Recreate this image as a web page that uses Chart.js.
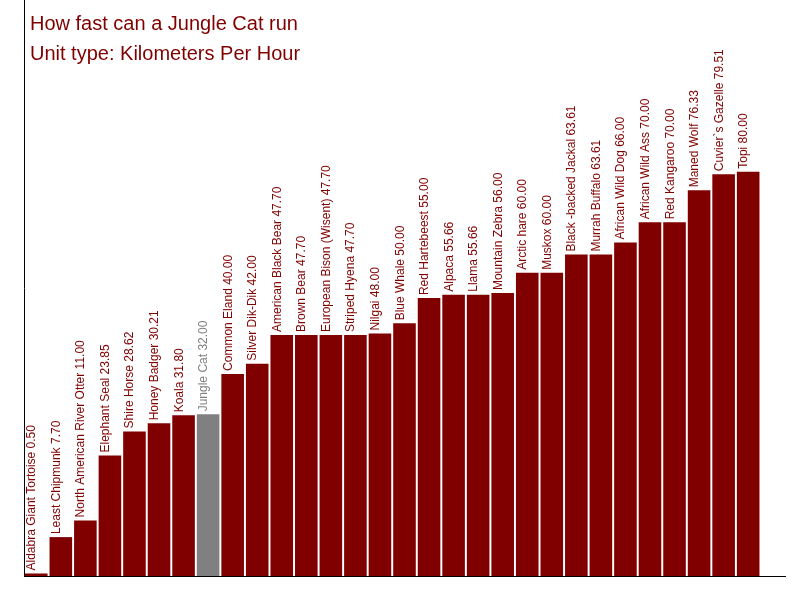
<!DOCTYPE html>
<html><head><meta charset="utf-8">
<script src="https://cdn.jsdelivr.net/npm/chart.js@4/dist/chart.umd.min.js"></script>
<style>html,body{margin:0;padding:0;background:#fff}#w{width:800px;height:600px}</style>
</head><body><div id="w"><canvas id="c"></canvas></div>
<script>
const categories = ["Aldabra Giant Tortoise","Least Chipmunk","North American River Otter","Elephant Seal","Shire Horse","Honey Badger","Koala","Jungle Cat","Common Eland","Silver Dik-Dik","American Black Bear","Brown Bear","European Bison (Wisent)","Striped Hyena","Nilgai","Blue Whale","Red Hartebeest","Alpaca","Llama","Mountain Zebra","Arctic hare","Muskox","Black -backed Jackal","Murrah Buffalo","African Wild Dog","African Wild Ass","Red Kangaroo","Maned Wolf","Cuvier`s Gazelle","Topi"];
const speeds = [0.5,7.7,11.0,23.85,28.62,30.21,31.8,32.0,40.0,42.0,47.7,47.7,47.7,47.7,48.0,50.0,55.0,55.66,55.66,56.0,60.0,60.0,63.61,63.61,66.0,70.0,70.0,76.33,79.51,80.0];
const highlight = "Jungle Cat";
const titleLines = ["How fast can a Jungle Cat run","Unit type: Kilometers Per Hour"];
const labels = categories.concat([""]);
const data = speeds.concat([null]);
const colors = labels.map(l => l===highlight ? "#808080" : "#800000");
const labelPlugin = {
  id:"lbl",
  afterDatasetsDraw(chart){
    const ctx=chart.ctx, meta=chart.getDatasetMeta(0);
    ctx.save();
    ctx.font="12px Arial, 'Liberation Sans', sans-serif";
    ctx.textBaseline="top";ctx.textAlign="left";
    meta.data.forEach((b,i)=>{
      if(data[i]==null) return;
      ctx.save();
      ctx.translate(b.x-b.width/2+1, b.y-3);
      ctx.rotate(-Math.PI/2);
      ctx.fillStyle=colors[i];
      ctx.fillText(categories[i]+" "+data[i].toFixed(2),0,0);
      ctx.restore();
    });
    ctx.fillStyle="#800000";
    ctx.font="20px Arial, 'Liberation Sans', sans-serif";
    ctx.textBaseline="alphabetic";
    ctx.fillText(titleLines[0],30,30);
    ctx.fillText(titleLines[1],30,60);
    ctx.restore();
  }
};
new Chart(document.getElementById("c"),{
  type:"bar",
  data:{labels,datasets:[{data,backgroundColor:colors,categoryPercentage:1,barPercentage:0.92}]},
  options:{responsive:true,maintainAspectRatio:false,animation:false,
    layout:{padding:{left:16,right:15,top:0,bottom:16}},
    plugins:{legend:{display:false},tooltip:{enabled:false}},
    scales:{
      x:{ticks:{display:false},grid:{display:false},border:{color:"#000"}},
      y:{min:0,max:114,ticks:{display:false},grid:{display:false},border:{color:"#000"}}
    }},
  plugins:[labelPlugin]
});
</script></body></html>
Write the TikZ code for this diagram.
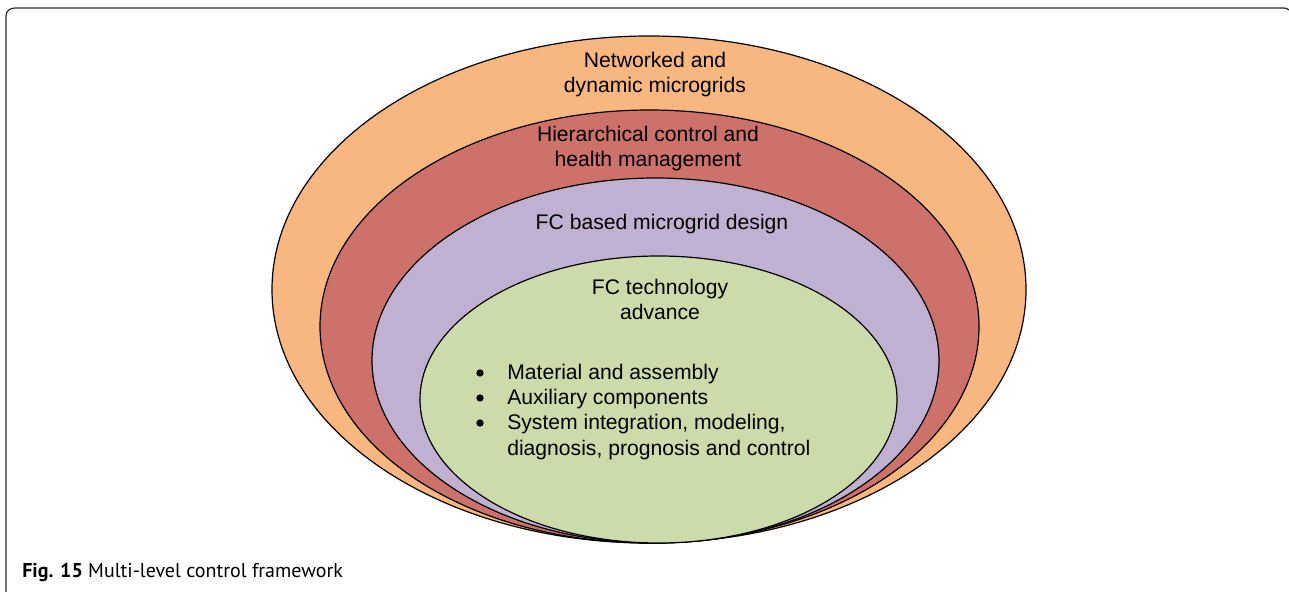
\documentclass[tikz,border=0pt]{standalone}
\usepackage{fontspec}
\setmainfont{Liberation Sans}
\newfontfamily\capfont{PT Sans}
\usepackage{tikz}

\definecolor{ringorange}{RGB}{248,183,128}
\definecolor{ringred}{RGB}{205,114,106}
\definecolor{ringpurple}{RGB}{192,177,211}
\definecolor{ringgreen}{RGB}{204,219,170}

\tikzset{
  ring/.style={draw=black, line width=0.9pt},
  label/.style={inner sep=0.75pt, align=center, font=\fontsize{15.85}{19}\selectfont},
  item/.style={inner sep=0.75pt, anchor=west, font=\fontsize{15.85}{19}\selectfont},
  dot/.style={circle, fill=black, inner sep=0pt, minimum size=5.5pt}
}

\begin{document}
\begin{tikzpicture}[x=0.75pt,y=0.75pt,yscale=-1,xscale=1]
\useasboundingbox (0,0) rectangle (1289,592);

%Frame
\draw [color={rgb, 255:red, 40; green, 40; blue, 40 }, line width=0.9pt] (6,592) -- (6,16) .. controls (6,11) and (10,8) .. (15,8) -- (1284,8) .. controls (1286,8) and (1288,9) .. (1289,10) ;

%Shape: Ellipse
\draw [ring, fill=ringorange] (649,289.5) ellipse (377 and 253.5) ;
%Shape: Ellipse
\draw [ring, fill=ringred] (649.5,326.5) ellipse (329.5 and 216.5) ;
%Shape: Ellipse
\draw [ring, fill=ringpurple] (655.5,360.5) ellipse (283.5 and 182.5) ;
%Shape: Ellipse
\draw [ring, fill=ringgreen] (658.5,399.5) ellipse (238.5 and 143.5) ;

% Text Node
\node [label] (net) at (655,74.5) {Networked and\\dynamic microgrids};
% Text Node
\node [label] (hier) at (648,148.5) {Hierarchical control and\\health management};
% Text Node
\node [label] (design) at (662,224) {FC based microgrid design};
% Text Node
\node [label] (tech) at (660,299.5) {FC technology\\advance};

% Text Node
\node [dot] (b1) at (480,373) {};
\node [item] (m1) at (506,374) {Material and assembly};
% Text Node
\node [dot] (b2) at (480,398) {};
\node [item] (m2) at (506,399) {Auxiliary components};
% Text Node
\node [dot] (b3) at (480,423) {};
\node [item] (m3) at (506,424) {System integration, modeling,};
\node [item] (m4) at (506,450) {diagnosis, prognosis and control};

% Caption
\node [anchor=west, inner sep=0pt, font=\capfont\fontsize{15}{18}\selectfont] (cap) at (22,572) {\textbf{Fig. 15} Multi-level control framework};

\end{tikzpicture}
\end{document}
==================================================
- **EXERCISE REQUIREMENTS**:
Select and copy every line of the material that holds the string "this".

- **TASK SOLUTION**:
Recreate this image as a web page that uses Chart.js.
Write the TikZ code for this diagram.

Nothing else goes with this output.